“When a woman gives birth, she has a hard time, there’s no getting around it. But when the baby is born, there is joy in the birth. This new life in the world wipes out memory of the pain. John 16:21,22
When I try think of my earliest memories, it is fuzzy before kindergarten. I remember moments, not days, such as getting into trouble for crossing the field to visit a friend or my baby brother’s stroller getting stuck in the mud in our farmyard. I have a few memories of kindergarten, like my friend braiding my hair during recess. There are some years of school that I have no memory of, not even the teacher’s name. Probably just ho-hum years with nothing happening to mark my brain.
God gives us selective memory—think of going through childbirth and then doing it again, and again.

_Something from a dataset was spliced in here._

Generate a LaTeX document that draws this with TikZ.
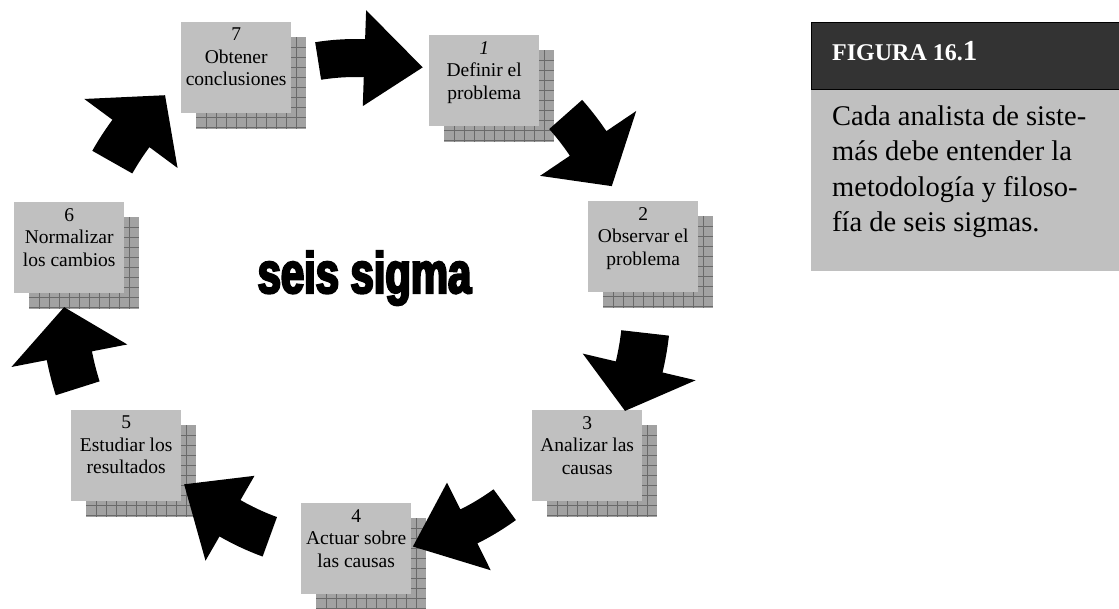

That time of painful experience fades, for which I’m grateful for I might not have had more than one child. And, then there’s the memory of days such as 9/11 or when President Kennedy was assassinated.
I’m grateful God gives us moment memory instead of day-long scenarios. My brain is full of enough trivia. For the past few months, I have tried to recall the memories of the last whirlwind day before Glen went to hospice. Already, details are fading, as is the pain of witnessing him so sick. Hopefully, painful memories can be replaced by pleasant thoughts.
Lord, thank you for the gift of memory. Amen.